Go through the data and copy every line exactly, but not the images.

----------

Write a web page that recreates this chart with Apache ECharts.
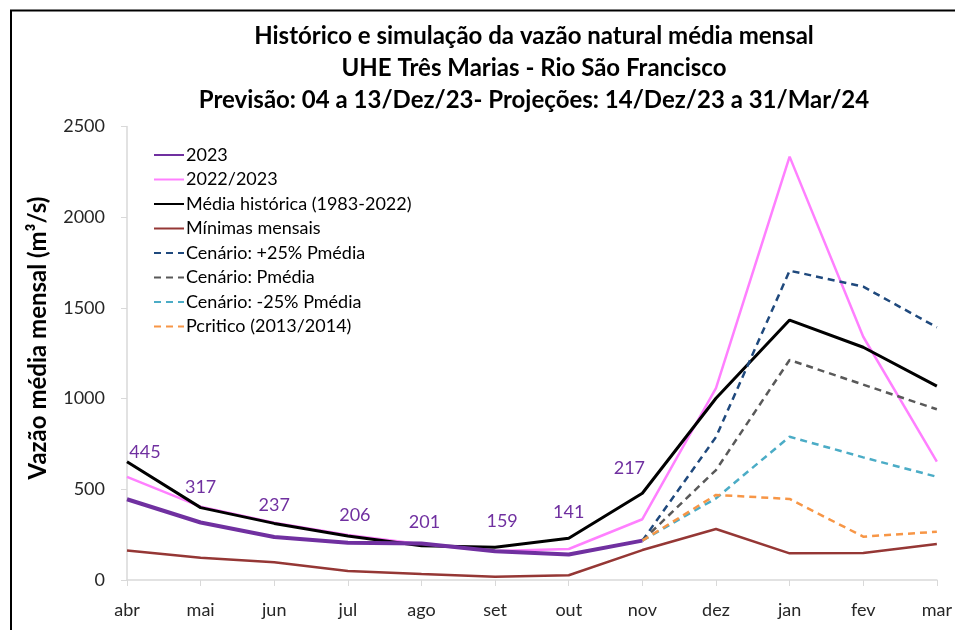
<!DOCTYPE html>
<html>
<head>
    <meta charset="utf-8">
    <script src="https://cdn.jsdelivr.net/npm/echarts@6/dist/echarts.min.js"></script>
</head>
<body style="margin:0">
    <div id="main" style="width: 955px;height:630px;"></div>
    <script type="text/javascript">
        var meses = ['abr', 'mai', 'jun', 'jul', 'ago', 'set', 'out', 'nov', 'dez', 'jan', 'fev', 'mar'];

        var v2023 = [445, 317, 237, 206, 201, 159, 141, 217];
        var v2022_2023 = [569, 404, 316, 248, 197, 160, 171, 335, 1058, 2334, 1341, 652];
        var mediaHist = [652, 399, 312, 243, 189, 180, 230, 478, 1002, 1433, 1283, 1069];
        var minimas = [162, 123, 98, 50, 33, 18, 26, 165, 281, 147, 149, 198];
        var cen25mais = [null, null, null, null, null, null, null, 217, 788, 1705, 1617, 1393];
        var cenMedia = [null, null, null, null, null, null, null, 217, 606, 1213, 1077, 941];
        var cen25menos = [null, null, null, null, null, null, null, 217, 450, 790, 676, 569];
        var pcritico = [null, null, null, null, null, null, null, 217, 469, 447, 239, 266];

        // deslocamento dos rótulos de 2023 (x, y)
        var rotuloDesloc = [[18, -33], [0, -21], [0, -18], [7, -13], [3, -7], [7, -16], [0, -28], [-13, -58]];

        var fonte = 'Lato, "Open Sans", sans-serif';
        var myChart = echarts.init(document.getElementById('main'));

        var dados2023 = v2023.map(function (v, i) {
            return {
                value: v,
                label: { offset: rotuloDesloc[i] }
            };
        });

        function linha(nome, dados, cor, largura, tracejado) {
            return {
                name: nome,
                type: 'line',
                data: dados,
                symbol: 'none',
                connectNulls: false,
                lineStyle: { color: cor, width: largura, type: tracejado ? [7, 5] : 'solid' },
                itemStyle: { color: cor }
            };
        }

        var s2023 = linha('2023', dados2023, '#7030A0', 4, false);
        s2023.z = 5;
        s2023.symbol = 'circle';
        s2023.symbolSize = 0.01;
        s2023.showSymbol = true;
        s2023.label = {
            show: true,
            position: 'top',
            distance: 5,
            color: '#7030A0',
            fontFamily: fonte,
            fontSize: 18
        };

        myChart.setOption({
            animation: false,
            title: {
                text: 'Histórico e simulação da vazão natural média mensal\nUHE Três Marias - Rio São Francisco\nPrevisão: 04 a 13/Dez/23- Projeções: 14/Dez/23 a 31/Mar/24',
                left: 529,
                textAlign: 'center',
                top: 15,
                textStyle: {
                    fontFamily: fonte,
                    fontWeight: 'bold',
                    fontSize: 24,
                    lineHeight: 32,
                    color: '#000'
                }
            },
            legend: {
                orient: 'vertical',
                left: 148,
                top: 140,
                itemWidth: 30,
                itemHeight: 14,
                itemGap: 4.5,
                itemStyle: { opacity: 0 },
                textStyle: { fontFamily: fonte, fontSize: 18, lineHeight: 20, color: '#000', padding: [0, 0, 0, -3] },
                data: ['2023', '2022/2023', 'Média histórica (1983-2022)', 'Mínimas mensais',
                    'Cenário: +25% Pmédia', 'Cenário: Pmédia', 'Cenário: -25% Pmédia', 'Pcritico (2013/2014)']
            },
            grid: {
                left: 127,
                right: 13,
                top: 126.5,
                bottom: 50
            },
            graphic: [
                {
                    type: 'rect',
                    shape: { x: 11, y: 10.5, width: 1000, height: 700 },
                    style: { fill: 'none', stroke: '#000', lineWidth: 2 },
                    silent: true
                },
                {
                    type: 'text',
                    x: 38,
                    y: 338,
                    rotation: Math.PI / 2,
                    style: {
                        text: 'Vazão média mensal (m³/s)',
                        fontFamily: fonte,
                        fontWeight: 'bold',
                        fontSize: 24,
                        fill: '#000',
                        align: 'center',
                        verticalAlign: 'middle'
                    }
                }
            ],
            xAxis: {
                type: 'category',
                boundaryGap: false,
                data: meses,
                axisLine: { lineStyle: { color: '#d9d9d9', width: 1.5 } },
                axisTick: { show: true, length: 6, lineStyle: { color: '#d9d9d9' } },
                axisLabel: { color: '#262626', fontFamily: fonte, fontSize: 18, margin: 21 },
                splitLine: { show: false }
            },
            yAxis: {
                type: 'value',
                min: 0,
                max: 2500,
                interval: 500,
                axisLine: { show: true, lineStyle: { color: '#d9d9d9', width: 1.5 } },
                axisTick: { show: true, length: 6, lineStyle: { color: '#d9d9d9' } },
                axisLabel: {
                    color: '#262626', fontFamily: fonte, fontSize: 18, margin: 22,
                    formatter: function (v) { return String(v); }
                },
                splitLine: { show: false }
            },
            series: [
                s2023,
                linha('2022/2023', v2022_2023, '#FF80FF', 2.5, false),
                linha('Média histórica (1983-2022)', mediaHist, '#000000', 3, false),
                linha('Mínimas mensais', minimas, '#953735', 2.5, false),
                linha('Cenário: +25% Pmédia', cen25mais, '#1F497D', 2.5, true),
                linha('Cenário: Pmédia', cenMedia, '#595959', 2.5, true),
                linha('Cenário: -25% Pmédia', cen25menos, '#4BACC6', 2.5, true),
                linha('Pcritico (2013/2014)', pcritico, '#F79646', 2.5, true)
            ]
        });
    </script>
</body>
</html>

----------

The reply –
Write a web page that recreates this chart with Apache ECharts.
<!DOCTYPE html>
<html>
<head>
    <meta charset="utf-8">
    <script src="https://cdn.jsdelivr.net/npm/echarts@6/dist/echarts.min.js"></script>
</head>
<body style="margin:0">
    <div id="main" style="width: 955px;height:630px;"></div>
    <script type="text/javascript">
        var meses = ['abr', 'mai', 'jun', 'jul', 'ago', 'set', 'out', 'nov', 'dez', 'jan', 'fev', 'mar'];

        var v2023 = [445, 317, 237, 206, 201, 159, 141, 217];
        var v2022_2023 = [569, 404, 316, 248, 197, 160, 171, 335, 1058, 2334, 1341, 652];
        var mediaHist = [652, 399, 312, 243, 189, 180, 230, 478, 1002, 1433, 1283, 1069];
        var minimas = [162, 123, 98, 50, 33, 18, 26, 165, 281, 147, 149, 198];
        var cen25mais = [null, null, null, null, null, null, null, 217, 788, 1705, 1617, 1393];
        var cenMedia = [null, null, null, null, null, null, null, 217, 606, 1213, 1077, 941];
        var cen25menos = [null, null, null, null, null, null, null, 217, 450, 790, 676, 569];
        var pcritico = [null, null, null, null, null, null, null, 217, 469, 447, 239, 266];

        // deslocamento dos rótulos de 2023 (x, y)
        var rotuloDesloc = [[18, -33], [0, -21], [0, -18], [7, -13], [3, -7], [7, -16], [0, -28], [-13, -58]];

        var fonte = 'Lato, "Open Sans", sans-serif';
        var myChart = echarts.init(document.getElementById('main'));

        var dados2023 = v2023.map(function (v, i) {
            return {
                value: v,
                label: { offset: rotuloDesloc[i] }
            };
        });

        function linha(nome, dados, cor, largura, tracejado) {
            return {
                name: nome,
                type: 'line',
                data: dados,
                symbol: 'none',
                connectNulls: false,
                lineStyle: { color: cor, width: largura, type: tracejado ? [7, 5] : 'solid' },
                itemStyle: { color: cor }
            };
        }

        var s2023 = linha('2023', dados2023, '#7030A0', 4, false);
        s2023.z = 5;
        s2023.symbol = 'circle';
        s2023.symbolSize = 0.01;
        s2023.showSymbol = true;
        s2023.label = {
            show: true,
            position: 'top',
            distance: 5,
            color: '#7030A0',
            fontFamily: fonte,
            fontSize: 18
        };

        myChart.setOption({
            animation: false,
            title: {
                text: 'Histórico e simulação da vazão natural média mensal\nUHE Três Marias - Rio São Francisco\nPrevisão: 04 a 13/Dez/23- Projeções: 14/Dez/23 a 31/Mar/24',
                left: 529,
                textAlign: 'center',
                top: 15,
                textStyle: {
                    fontFamily: fonte,
                    fontWeight: 'bold',
                    fontSize: 24,
                    lineHeight: 32,
                    color: '#000'
                }
            },
            legend: {
                orient: 'vertical',
                left: 148,
                top: 140,
                itemWidth: 30,
                itemHeight: 14,
                itemGap: 4.5,
                itemStyle: { opacity: 0 },
                textStyle: { fontFamily: fonte, fontSize: 18, lineHeight: 20, color: '#000', padding: [0, 0, 0, -3] },
                data: ['2023', '2022/2023', 'Média histórica (1983-2022)', 'Mínimas mensais',
                    'Cenário: +25% Pmédia', 'Cenário: Pmédia', 'Cenário: -25% Pmédia', 'Pcritico (2013/2014)']
            },
            grid: {
                left: 127,
                right: 13,
                top: 126.5,
                bottom: 50
            },
            graphic: [
                {
                    type: 'rect',
                    shape: { x: 11, y: 10.5, width: 1000, height: 700 },
                    style: { fill: 'none', stroke: '#000', lineWidth: 2 },
                    silent: true
                },
                {
                    type: 'text',
                    x: 38,
                    y: 338,
                    rotation: Math.PI / 2,
                    style: {
                        text: 'Vazão média mensal (m³/s)',
                        fontFamily: fonte,
                        fontWeight: 'bold',
                        fontSize: 24,
                        fill: '#000',
                        align: 'center',
                        verticalAlign: 'middle'
                    }
                }
            ],
            xAxis: {
                type: 'category',
                boundaryGap: false,
                data: meses,
                axisLine: { lineStyle: { color: '#d9d9d9', width: 1.5 } },
                axisTick: { show: true, length: 6, lineStyle: { color: '#d9d9d9' } },
                axisLabel: { color: '#262626', fontFamily: fonte, fontSize: 18, margin: 21 },
                splitLine: { show: false }
            },
            yAxis: {
                type: 'value',
                min: 0,
                max: 2500,
                interval: 500,
                axisLine: { show: true, lineStyle: { color: '#d9d9d9', width: 1.5 } },
                axisTick: { show: true, length: 6, lineStyle: { color: '#d9d9d9' } },
                axisLabel: {
                    color: '#262626', fontFamily: fonte, fontSize: 18, margin: 22,
                    formatter: function (v) { return String(v); }
                },
                splitLine: { show: false }
            },
            series: [
                s2023,
                linha('2022/2023', v2022_2023, '#FF80FF', 2.5, false),
                linha('Média histórica (1983-2022)', mediaHist, '#000000', 3, false),
                linha('Mínimas mensais', minimas, '#953735', 2.5, false),
                linha('Cenário: +25% Pmédia', cen25mais, '#1F497D', 2.5, true),
                linha('Cenário: Pmédia', cenMedia, '#595959', 2.5, true),
                linha('Cenário: -25% Pmédia', cen25menos, '#4BACC6', 2.5, true),
                linha('Pcritico (2013/2014)', pcritico, '#F79646', 2.5, true)
            ]
        });
    </script>
</body>
</html>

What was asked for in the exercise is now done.